Supplied material

-- Start --

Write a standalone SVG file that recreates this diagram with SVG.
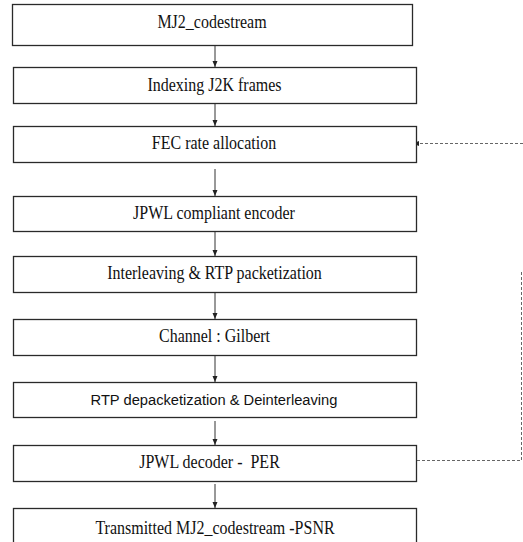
<svg xmlns="http://www.w3.org/2000/svg" width="523" height="542" viewBox="0 0 523 542">
<style>
.box{fill:#fff;stroke:#2a2a2a;stroke-width:1.3}
.c{stroke:#333;stroke-width:1;fill:none}
.d{stroke:#666;stroke-width:1;fill:none;stroke-dasharray:3 2}
</style>
<defs>
<marker id="ah" viewBox="0 0 6 6" refX="6" refY="3" markerWidth="6" markerHeight="6" markerUnits="userSpaceOnUse" orient="auto">
<path d="M0,0.5 L6,3 L0,5.5 z" fill="#222"/>
</marker>
</defs>
<g id="connectors">
<line class="c" x1="215" y1="45" x2="215" y2="67" marker-end="url(#ah)"/>
<line class="c" x1="215" y1="104" x2="215" y2="126" marker-end="url(#ah)"/>
<line class="c" x1="215" y1="169" x2="215" y2="196" marker-end="url(#ah)"/>
<line class="c" x1="215" y1="232" x2="215" y2="256" marker-end="url(#ah)"/>
<line class="c" x1="215" y1="293" x2="215" y2="319" marker-end="url(#ah)"/>
<line class="c" x1="215" y1="356" x2="215" y2="382" marker-end="url(#ah)"/>
<line class="c" x1="215" y1="421" x2="215" y2="445" marker-end="url(#ah)"/>
<line class="c" x1="215" y1="484" x2="215" y2="508" marker-end="url(#ah)"/>
<path class="d" d="M417,460.5 H521.5 V272"/>
<line class="d" x1="523" y1="143.5" x2="413" y2="143.5" marker-end="url(#ah)"/>
</g>
<g font-family="Liberation Serif" font-size="16" fill="#111" text-anchor="middle">
<g id="n1"><rect class="box" x="12.5" y="4.5" width="400" height="41"/><text transform="translate(212,28.3) scale(1,1.18)">MJ2_codestream</text></g>
<g id="n2"><rect class="box" x="13.5" y="67.5" width="403" height="36"/><text transform="translate(214.5,90.7) scale(1,1.18)">Indexing J2K frames</text></g>
<g id="n3"><rect class="box" x="13.5" y="126.5" width="403" height="36"/><text transform="translate(214,149.3) scale(1,1.18)">FEC rate allocation</text></g>
<g id="n4"><rect class="box" x="13.5" y="196.5" width="403" height="35"/><text transform="translate(214,219.3) scale(1,1.18)">JPWL compliant encoder</text></g>
<g id="n5"><rect class="box" x="13.5" y="256.5" width="403" height="36"/><text transform="translate(214.5,279.3) scale(1,1.18)">Interleaving &amp; RTP packetization</text></g>
<g id="n6"><rect class="box" x="13.5" y="319.5" width="403" height="36"/><text transform="translate(214.5,341.7) scale(1,1.18)">Channel : Gilbert</text></g>
<g id="n7"><rect class="box" x="13.5" y="382.5" width="403" height="35"/><text font-family="Liberation Sans" font-size="14.7" transform="translate(214,405) scale(1,1.05)">RTP depacketization &amp; Deinterleaving</text></g>
<g id="n8"><rect class="box" x="13.5" y="445.5" width="403" height="36"/><text xml:space="preserve" transform="translate(209.5,468.3) scale(1,1.18)">JPWL decoder -  PER</text></g>
<g id="n9"><rect class="box" x="13.5" y="508.5" width="403" height="40"/><text transform="translate(215,534.3) scale(1,1.18)">Transmitted MJ2_codestream -PSNR</text></g>
</g>
</svg>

-- End --

Direction
All of the material above is to be copied exactly, except for its images.

Task solution
Write a standalone SVG file that recreates this diagram with SVG.
<svg xmlns="http://www.w3.org/2000/svg" width="523" height="542" viewBox="0 0 523 542">
<style>
.box{fill:#fff;stroke:#2a2a2a;stroke-width:1.3}
.c{stroke:#333;stroke-width:1;fill:none}
.d{stroke:#666;stroke-width:1;fill:none;stroke-dasharray:3 2}
</style>
<defs>
<marker id="ah" viewBox="0 0 6 6" refX="6" refY="3" markerWidth="6" markerHeight="6" markerUnits="userSpaceOnUse" orient="auto">
<path d="M0,0.5 L6,3 L0,5.5 z" fill="#222"/>
</marker>
</defs>
<g id="connectors">
<line class="c" x1="215" y1="45" x2="215" y2="67" marker-end="url(#ah)"/>
<line class="c" x1="215" y1="104" x2="215" y2="126" marker-end="url(#ah)"/>
<line class="c" x1="215" y1="169" x2="215" y2="196" marker-end="url(#ah)"/>
<line class="c" x1="215" y1="232" x2="215" y2="256" marker-end="url(#ah)"/>
<line class="c" x1="215" y1="293" x2="215" y2="319" marker-end="url(#ah)"/>
<line class="c" x1="215" y1="356" x2="215" y2="382" marker-end="url(#ah)"/>
<line class="c" x1="215" y1="421" x2="215" y2="445" marker-end="url(#ah)"/>
<line class="c" x1="215" y1="484" x2="215" y2="508" marker-end="url(#ah)"/>
<path class="d" d="M417,460.5 H521.5 V272"/>
<line class="d" x1="523" y1="143.5" x2="413" y2="143.5" marker-end="url(#ah)"/>
</g>
<g font-family="Liberation Serif" font-size="16" fill="#111" text-anchor="middle">
<g id="n1"><rect class="box" x="12.5" y="4.5" width="400" height="41"/><text transform="translate(212,28.3) scale(1,1.18)">MJ2_codestream</text></g>
<g id="n2"><rect class="box" x="13.5" y="67.5" width="403" height="36"/><text transform="translate(214.5,90.7) scale(1,1.18)">Indexing J2K frames</text></g>
<g id="n3"><rect class="box" x="13.5" y="126.5" width="403" height="36"/><text transform="translate(214,149.3) scale(1,1.18)">FEC rate allocation</text></g>
<g id="n4"><rect class="box" x="13.5" y="196.5" width="403" height="35"/><text transform="translate(214,219.3) scale(1,1.18)">JPWL compliant encoder</text></g>
<g id="n5"><rect class="box" x="13.5" y="256.5" width="403" height="36"/><text transform="translate(214.5,279.3) scale(1,1.18)">Interleaving &amp; RTP packetization</text></g>
<g id="n6"><rect class="box" x="13.5" y="319.5" width="403" height="36"/><text transform="translate(214.5,341.7) scale(1,1.18)">Channel : Gilbert</text></g>
<g id="n7"><rect class="box" x="13.5" y="382.5" width="403" height="35"/><text font-family="Liberation Sans" font-size="14.7" transform="translate(214,405) scale(1,1.05)">RTP depacketization &amp; Deinterleaving</text></g>
<g id="n8"><rect class="box" x="13.5" y="445.5" width="403" height="36"/><text xml:space="preserve" transform="translate(209.5,468.3) scale(1,1.18)">JPWL decoder -  PER</text></g>
<g id="n9"><rect class="box" x="13.5" y="508.5" width="403" height="40"/><text transform="translate(215,534.3) scale(1,1.18)">Transmitted MJ2_codestream -PSNR</text></g>
</g>
</svg>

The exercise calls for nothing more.